Coming to the question of applicable rate of duty on Mobile Chilled Water Plant, I find that department has demanded the duty 20%-Adv. as leviable on goods falling under sub-heading. No. 8419.00.

However, the assessee contended that the duty liability should be 10% Adv. as the product merits exemption under SI. No. 16 of Notfn.

No. 46/94 dt. 1.3.94. On a perusal of the said Notfn., it is seen that under SI. No. 16 an effective rate of duty of 10% Adv. is prescribed in respect of goods falling under Ch. Hd. No. 84.19 other than refrigeration or air conditioning machinery and parts thereof.

It has been confirmed by the DGNP vide their letter No. DG/2615/ENPP/339/E4 dt. 19.9.94 that the chilled water plants are used for providing air conditioning to the submarine and war ships which are under extended repair during dry docking when the vessels air conditioning plants are under maintenance/repair. From the above, it is absolutely clear that the MCWPs is in the nature of air conditioning machinery which provides air conditioning to the vessels. Serial No. 16 of the said Notfn. does not include refrigeration or air conditioning machinery parts thereof.

Therefore, the contention of the assessee that a duty of 10% adv. should be levied, does not have any merit and is rejected. The correct/applicable rate of duty would be 20% adv. as prescribed under SI. No. 14 of Notfn. No. 46/94 dt. 1.3.94.

On the reading of the above para, we have to note that the findings on the aspect on the classification of the item is totally a non-speaking order. Further, there is contradiction in the findings pertaining to the claims of notification. As the impugned order is not a speaking order it is required to be set aside and the matter remanded for de novo consideration. We further notice that the appellant had taken a stand that they are not the "manufacturers" but only 'hired labourers'.

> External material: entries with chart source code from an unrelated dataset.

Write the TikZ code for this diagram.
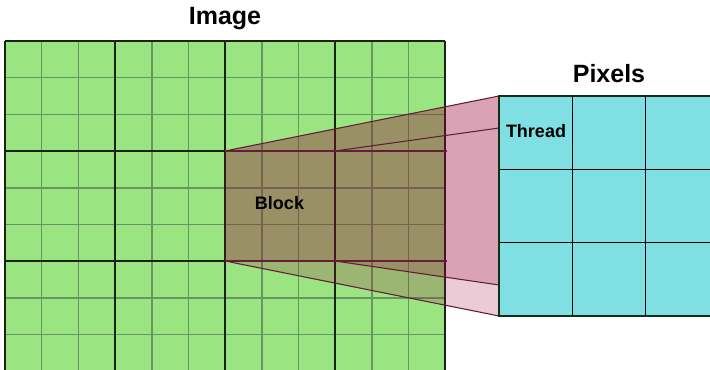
\documentclass[tikz,border=0pt]{standalone}
\usepackage{fontspec}
\setmainfont{Liberation Sans}
\definecolor{imagegreen}{RGB}{155,228,130}
\definecolor{gridthin}{RGB}{105,150,95}
\definecolor{gridthick}{RGB}{25,35,25}
\definecolor{pixelcyan}{RGB}{128,223,226}
\definecolor{pixelborder}{RGB}{20,45,25}
\definecolor{projfill}{RGB}{153,0,51}
\definecolor{projline}{RGB}{95,30,55}
\definecolor{rowline}{RGB}{100,30,55}
\tikzset{
  thinrule/.style={draw=gridthin, line width=1.1pt},
  thickrule/.style={draw=gridthick, line width=1.5pt},
  projection/.style={fill=projfill, fill opacity=0.2},
  projedge/.style={draw=projline, line width=0.8pt},
  blockedge/.style={draw=rowline, line width=1.6pt},
  pixelrule/.style={draw=black, line width=1.1pt},
  pixelframe/.style={draw=pixelborder, line width=1.9pt},
  heading/.style={font=\bfseries\fontsize{18.75}{22}\selectfont, anchor=base, inner sep=0pt},
  tag/.style={font=\bfseries\fontsize{13.5}{16}\selectfont, anchor=base, inner sep=0pt},
}
\begin{document}
\begin{tikzpicture}[x=0.75pt, y=-0.75pt]
  \useasboundingbox (0,0) rectangle (710,370);
  \clip (0,0) rectangle (710,370);

  % image: 12 x 9 pixels, grouped in 3 x 3 blocks
  \def\cell{36.7}
  \fill[imagegreen] (5,41) rectangle ({5+12*\cell},{41+9*\cell});
  \foreach \i in {1,...,11}
    \draw[thinrule] ({5+\i*\cell},41) -- ({5+\i*\cell},{41+9*\cell});
  \foreach \j in {1,...,8}
    \draw[thinrule] (5,{41+\j*\cell}) -- ({5+12*\cell},{41+\j*\cell});
  \foreach \i in {0,3,6,9,12}
    \draw[thickrule] ({5+\i*\cell},41) -- ({5+\i*\cell},{41+9*\cell});
  \foreach \j in {0,3,6,9}
    \draw[thickrule] (5,{41+\j*\cell}) -- ({5+12*\cell},{41+\j*\cell});

  % corners of the block and of the pixel panel
  \coordinate (blkTL) at (225,151);
  \coordinate (blkBL) at (225,261);
  \coordinate (blkTM) at (335,151);
  \coordinate (blkBM) at (335,261);
  \coordinate (rowTR) at (447,151);
  \coordinate (rowBR) at (447,261);
  \coordinate (pixTL) at (499,96);
  \coordinate (pixBL) at (499,316);
  \coordinate (thrT) at (499,128);
  \coordinate (thrB) at (499,285);

  % projection of the block onto the pixel panel
  \fill[projection] (blkTL) -- (pixTL) -- (pixBL) -- (blkBL) -- cycle;
  \fill[projection] (blkTL) -- (pixTL) -- (thrB) -- (blkBM) -- (blkBL) -- cycle;
  \draw[projedge] (blkTL) -- (pixTL);
  \draw[projedge] (blkBL) -- (pixBL);
  \draw[projedge] (blkTM) -- (thrT);
  \draw[projedge] (blkBM) -- (thrB);
  \draw[blockedge] (blkTL) -- (rowTR);
  \draw[blockedge] (blkBL) -- (rowBR);

  % pixel panel: 3 x 3 threads
  \def\pcell{73.3}
  \fill[pixelcyan] (499,96) rectangle ({499+3*\pcell},{96+3*\pcell});
  \foreach \i in {1,2}
    \draw[pixelrule] ({499+\i*\pcell},96) -- ({499+\i*\pcell},{96+3*\pcell});
  \foreach \j in {1,2}
    \draw[pixelrule] (499,{96+\j*\pcell}) -- ({499+3*\pcell},{96+\j*\pcell});
  \draw[pixelframe] (499,96) rectangle ({499+3*\pcell},{96+3*\pcell});

  % labels
  \node[heading] (imgtitle) at (225,25) {Image};
  \node[heading] (pixtitle) at (609,83) {Pixels};
  \node[tag] (blocklabel) at (279.5,210) {Block};
  \node[tag] (threadlabel) at (536,138) {Thread};
\end{tikzpicture}
\end{document}
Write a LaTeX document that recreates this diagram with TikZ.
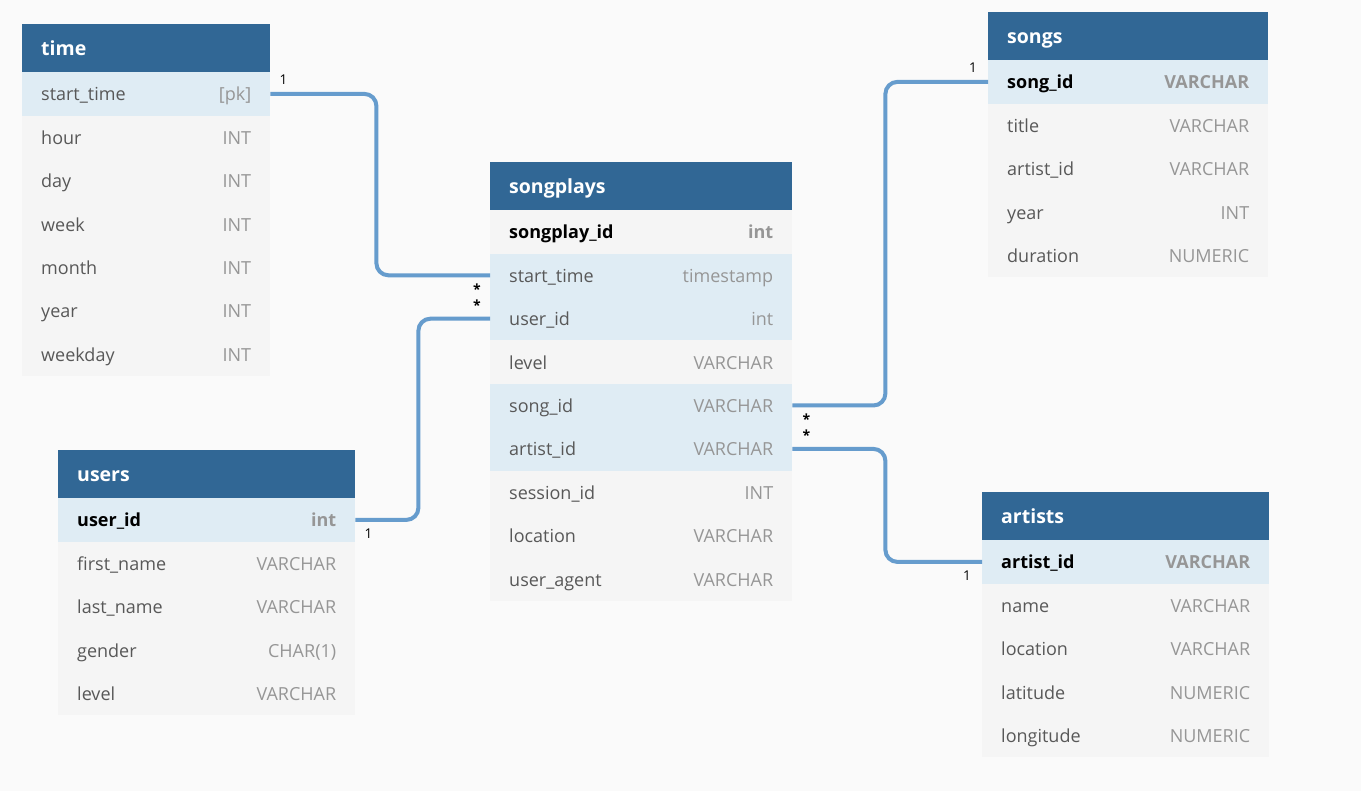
\documentclass[tikz,border=0pt]{standalone}
\usepackage{fontspec}
\setmainfont{Open Sans}
\usetikzlibrary{calc}
\definecolor{bg}{RGB}{250,250,250}
\definecolor{hdr}{RGB}{49,103,149}
\definecolor{hlrow}{RGB}{223,236,244}
\definecolor{plrow}{RGB}{245,245,245}
\definecolor{fieldc}{RGB}{88,88,88}
\definecolor{typec}{RGB}{150,150,150}
\definecolor{connc}{RGB}{102,156,205}
\tikzset{
  hdrbox/.style={fill=hdr,draw=none,inner sep=0pt,minimum height=48pt,anchor=north west},
  hdrtxt/.style={text=white,font=\fontsize{19.5}{22}\selectfont\bfseries,inner sep=0pt,anchor=west,text height=14pt,text depth=4pt,yshift=-2pt},
  rowbox/.style={draw=none,inner sep=0pt,minimum height=43.4pt,anchor=north west},
  hl/.style={fill=hlrow},
  pl/.style={fill=plrow},
  fieldtxt/.style={text=fieldc,font=\fontsize{18}{21}\selectfont,inner sep=0pt,anchor=west,text height=13pt,text depth=4pt,yshift=-2.5pt},
  typetxt/.style={text=typec,font=\fontsize{18}{21}\selectfont,inner sep=0pt,anchor=east,text height=13pt,text depth=4pt,yshift=-2.5pt},
  pkf/.style={text=black,font=\fontsize{18}{21}\selectfont\bfseries},
  pkt/.style={font=\fontsize{18}{21}\selectfont\bfseries},
  nf/.style={},
  conn/.style={draw=connc,line width=4pt,rounded corners=12pt},
  card/.style={text=black,font=\fontsize{13.5}{15}\selectfont,inner sep=0pt},
  star/.style={text=black,font=\fontsize{14}{15}\selectfont\bfseries,inner sep=0pt}
}
% #1 name, #2 x, #3 y, #4 width, #5 field, #6 type, #7 box style, #8 field style, #9 type style
\newcommand{\erow}[9]{%
  \node[rowbox,#7,minimum width=#4pt] (#1) at (#2,#3) {};
  \node[fieldtxt,#8] (#1-f) at ([xshift=19pt]#1.west) {#5};
  \node[typetxt,#9] (#1-t) at ([xshift=-19pt]#1.east) {#6};
}
\newcommand{\ehdr}[5]{%
  \node[hdrbox,minimum width=#4pt] (#1) at (#2,#3) {};
  \node[hdrtxt] (#1-txt) at ([xshift=19pt]#1.west) {#5};
}
\begin{document}
\begin{tikzpicture}[x=1pt,y=-1pt]
\fill[bg] (0,0) rectangle (1361,791);
\useasboundingbox (0,0) rectangle (1361,791);

% time
\ehdr{th}{22}{24}{248}{time}
\erow{t1}{22}{72}{248}{start\_time}{[pk]}{hl}{nf}{nf}
\erow{t2}{22}{115.4}{248}{hour}{INT}{pl}{nf}{nf}
\erow{t3}{22}{158.8}{248}{day}{INT}{pl}{nf}{nf}
\erow{t4}{22}{202.2}{248}{week}{INT}{pl}{nf}{nf}
\erow{t5}{22}{245.6}{248}{month}{INT}{pl}{nf}{nf}
\erow{t6}{22}{289}{248}{year}{INT}{pl}{nf}{nf}
\erow{t7}{22}{332.4}{248}{weekday}{INT}{pl}{nf}{nf}

% songplays
\ehdr{sph}{490}{162}{302}{songplays}
\erow{sp1}{490}{210}{302}{songplay\_id}{int}{pl}{pkf}{pkt}
\erow{sp2}{490}{253.4}{302}{start\_time}{timestamp}{hl}{nf}{nf}
\erow{sp3}{490}{296.8}{302}{user\_id}{int}{hl}{nf}{nf}
\erow{sp4}{490}{340.2}{302}{level}{VARCHAR}{pl}{nf}{nf}
\erow{sp5}{490}{383.6}{302}{song\_id}{VARCHAR}{hl}{nf}{nf}
\erow{sp6}{490}{427}{302}{artist\_id}{VARCHAR}{hl}{nf}{nf}
\erow{sp7}{490}{470.4}{302}{session\_id}{INT}{pl}{nf}{nf}
\erow{sp8}{490}{513.8}{302}{location}{VARCHAR}{pl}{nf}{nf}
\erow{sp9}{490}{557.2}{302}{user\_agent}{VARCHAR}{pl}{nf}{nf}

% songs
\ehdr{sh}{988}{12}{280}{songs}
\erow{s1}{988}{60}{280}{song\_id}{VARCHAR}{hl}{pkf}{pkt}
\erow{s2}{988}{103.4}{280}{title}{VARCHAR}{pl}{nf}{nf}
\erow{s3}{988}{146.8}{280}{artist\_id}{VARCHAR}{pl}{nf}{nf}
\erow{s4}{988}{190.2}{280}{year}{INT}{pl}{nf}{nf}
\erow{s5}{988}{233.6}{280}{duration}{NUMERIC}{pl}{nf}{nf}

% users
\ehdr{uh}{58}{450}{297}{users}
\erow{u1}{58}{498}{297}{user\_id}{int}{hl}{pkf}{pkt}
\erow{u2}{58}{541.4}{297}{first\_name}{VARCHAR}{pl}{nf}{nf}
\erow{u3}{58}{584.8}{297}{last\_name}{VARCHAR}{pl}{nf}{nf}
\erow{u4}{58}{628.2}{297}{gender}{CHAR(1)}{pl}{nf}{nf}
\erow{u5}{58}{671.6}{297}{level}{VARCHAR}{pl}{nf}{nf}

% artists
\ehdr{ah}{982}{492}{287}{artists}
\erow{a1}{982}{540}{287}{artist\_id}{VARCHAR}{hl}{pkf}{pkt}
\erow{a2}{982}{583.4}{287}{name}{VARCHAR}{pl}{nf}{nf}
\erow{a3}{982}{626.8}{287}{location}{VARCHAR}{pl}{nf}{nf}
\erow{a4}{982}{670.2}{287}{latitude}{NUMERIC}{pl}{nf}{nf}
\erow{a5}{982}{713.6}{287}{longitude}{NUMERIC}{pl}{nf}{nf}

% connectors
\draw[conn] (t1.east) -- ++(106,0) |- (sp2.west);
\draw[conn] (u1.east) -- ++(63,0) |- (sp3.west);
\draw[conn] (sp5.east) -- ++(93,0) |- (s1.west);
\draw[conn] (sp6.east) -- ++(93,0) |- (a1.west);

% cardinality labels
\node[card] (c1) at ([xshift=13pt,yshift=14pt]t1.east) {1};
\node[star] (c2) at ([xshift=-13pt,yshift=-14pt]sp2.west) {*};
\node[star] (c3) at ([xshift=-13pt,yshift=14pt]sp3.west) {*};
\node[card] (c4) at ([xshift=13pt,yshift=-14pt]u1.east) {1};
\node[card] (c5) at ([xshift=-15pt,yshift=14pt]s1.west) {1};
\node[star] (c6) at ([xshift=14pt,yshift=-14pt]sp5.east) {*};
\node[star] (c7) at ([xshift=14pt,yshift=14pt]sp6.east) {*};
\node[card] (c8) at ([xshift=-15pt,yshift=-14pt]a1.west) {1};
\end{tikzpicture}
\end{document}
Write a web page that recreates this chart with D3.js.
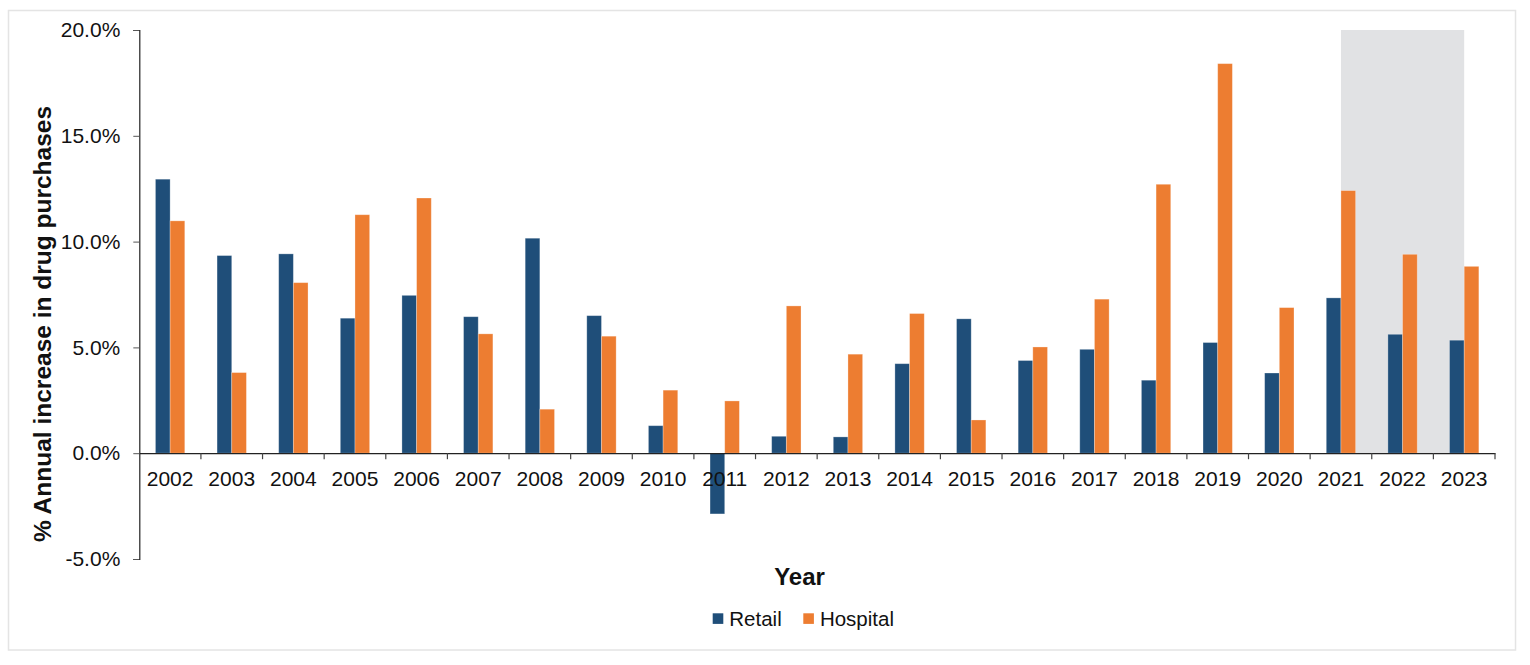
<!DOCTYPE html>
<html>
<head>
<meta charset="utf-8">
<script src="https://cdn.jsdelivr.net/npm/d3@7"></script>
<style>
  body { margin: 0; background: #fff; }
  text { font-family: "Liberation Sans", Arial, sans-serif; fill: #111; }
</style>
</head>
<body>
<div id="graphic"></div>
<script>
// data
const years = ["2002", "2003", "2004", "2005", "2006", "2007", "2008", "2009", "2010", "2011", "2012",
               "2013", "2014", "2015", "2016", "2017", "2018", "2019", "2020", "2021", "2022", "2023"];
const series = ["Retail", "Hospital"];
const retail = [12.95, 9.34, 9.42, 6.38, 7.46, 6.45, 10.16, 6.50, 1.30, -2.87, 0.80,
                0.77, 4.23, 6.35, 4.38, 4.91, 3.45, 5.23, 3.79, 7.34, 5.62, 5.34];
const hospital = [10.98, 3.81, 8.06, 11.27, 12.06, 5.64, 2.08, 5.53, 2.98, 2.47, 6.96,
                  4.68, 6.60, 1.57, 5.02, 7.28, 12.71, 18.41, 6.88, 12.41, 9.40, 8.83];
const yTicks = [-5, 0, 5, 10, 15, 20];
const shadeYears = ["2021", "2023"];   // projected period shading

const colors = { Retail: "#1f4e79", Hospital: "#ed7d31" };

const W = 1530, H = 665;
let margin = { top: 30, left: 139.3, right: W - 1495, bottom: H - 559 };
const width = W - margin.left - margin.right,
      height = H - margin.top - margin.bottom;

const root = d3.select("#graphic")
    .append("svg")
    .attr("width", W)
    .attr("height", H);

// outer frame
root.append("rect")
    .attr("x", 8.5).attr("y", 10.5)
    .attr("width", 1507).attr("height", 639.5)
    .attr("fill", "#fff")
    .attr("stroke", "#e4e4e4")
    .attr("stroke-width", 1.5);

const svg = root.append("g")
    .attr("transform", `translate(${margin.left},${margin.top})`);

const data = years.map((yr, i) => ({ year: yr, Retail: retail[i], Hospital: hospital[i] }));

const x = d3.scaleBand()
    .domain(years)
    .range([0, width])
    .padding(0);

const x1 = d3.scaleBand()
    .domain(series)
    .range([0, x.bandwidth()])
    .paddingInner(0)
    .paddingOuter(1.1);

const y = d3.scaleLinear()
    .domain([-5, 20])
    .range([height, 0]);

// shaded region
svg.append("rect")
    .attr("x", x(shadeYears[0]) + x.bandwidth() / 2)
    .attr("y", y(20))
    .attr("width", x(shadeYears[1]) - x(shadeYears[0]))
    .attr("height", y(0) - y(20))
    .attr("fill", "#e1e2e4");

// bars
svg.append("g")
    .selectAll("g")
    .data(data)
    .join("g")
    .attr("transform", d => `translate(${x(d.year)},0)`)
    .selectAll("rect")
    .data(d => series.map(s => ({ key: s, value: d[s] })))
    .join("rect")
    .attr("x", d => x1(d.key))
    .attr("y", d => y(Math.max(0, d.value)))
    .attr("width", x1.bandwidth())
    .attr("height", d => Math.abs(y(d.value) - y(0)))
    .attr("fill", d => colors[d.key])
    .attr("stroke", "#fff")
    .attr("stroke-opacity", 0.35)
    .attr("stroke-width", 0.8);

// Y axis
const yAxis = svg.append("g")
    .call(d3.axisLeft(y)
        .tickValues(yTicks)
        .tickSize(6)
        .tickPadding(13)
        .tickFormat(d => d.toFixed(1) + "%"));
yAxis.select(".domain").attr("stroke", "#222").attr("stroke-width", 1.2);
yAxis.selectAll(".tick line").attr("stroke", "#555");
yAxis.selectAll("text").style("font-size", "21px").attr("fill", "#111");

// X axis (labels centred on bands, ticks on band edges)
const xAxis = svg.append("g")
    .attr("transform", `translate(0,${y(0)})`)
    .call(d3.axisBottom(x).tickSize(0).tickPadding(17.8));
xAxis.select(".domain").attr("stroke", "#222").attr("stroke-width", 1.2);
xAxis.selectAll("text").style("font-size", "21px").attr("fill", "#111");

xAxis.selectAll("line.edge")
    .data(years.slice(1).map(d => x(d)).concat([width]))
    .join("line")
    .attr("class", "edge")
    .attr("x1", d => d).attr("x2", d => d)
    .attr("y1", 0).attr("y2", 6)
    .attr("stroke", "#444")
    .attr("stroke-width", 1.2);

// axis titles
root.append("text")
    .attr("transform", "translate(51,324) rotate(-90)")
    .attr("text-anchor", "middle")
    .style("font-size", "24.5px")
    .style("font-weight", "bold")
    .text("% Annual increase in drug purchases");

root.append("text")
    .attr("x", 799.5)
    .attr("y", 585)
    .attr("text-anchor", "middle")
    .style("font-size", "24px")
    .style("font-weight", "bold")
    .text("Year");

// legend
const legend = root.append("g")
    .attr("transform", "translate(712.7,613.3)");
const item = legend.selectAll("g")
    .data(series)
    .join("g")
    .attr("transform", (d, i) => `translate(${i * 90.6},0)`);
item.append("rect")
    .attr("width", 10.6)
    .attr("height", 10.6)
    .attr("fill", d => colors[d]);
item.append("text")
    .attr("x", 16.6)
    .attr("y", 12.4)
    .style("font-size", "20.5px")
    .text(d => d);
</script>
</body>
</html>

Although learned DR submitted that the relationship is that of "principle to principle" basis but we notice from the order of the Commissioner, that such a finding has not been recorded. There is no finding on this basic issue at all. The Commissioner ought to have addressed himself to this question at the first instance, before dealing with the question of classification of the item in question.

9. As the order is not a speaking order, on all aspects of the matter and no findings have been recorded on the various submissions raised by the appellants, therefore, the order has to be considered as violative of principle of natural justice.

10. Therefore, the impugned order is set aside and the matter remanded to the original authority i.e., the Commissioner of Central Excise, Visakhapatnam for de novo consideration in the light of the observations made by us, he shall redecide the case after giving full opportunity to the appellants in terms of principle of natural justice.

The Commissioner shall deal with all the submissions of the appellant and discharge the revenue's burden of classification of the item underlying the sub-heading 8419.00 as alleged. He should also deal with the plea of the appellants that they are not the "manufacturers" and their alternative claim of various deductions; claim of Modvat credit, besides their plea of time bar and penalty being not imposable in the matter. Thus the appeal is allowed by way of remand to original authority for de novo consideration.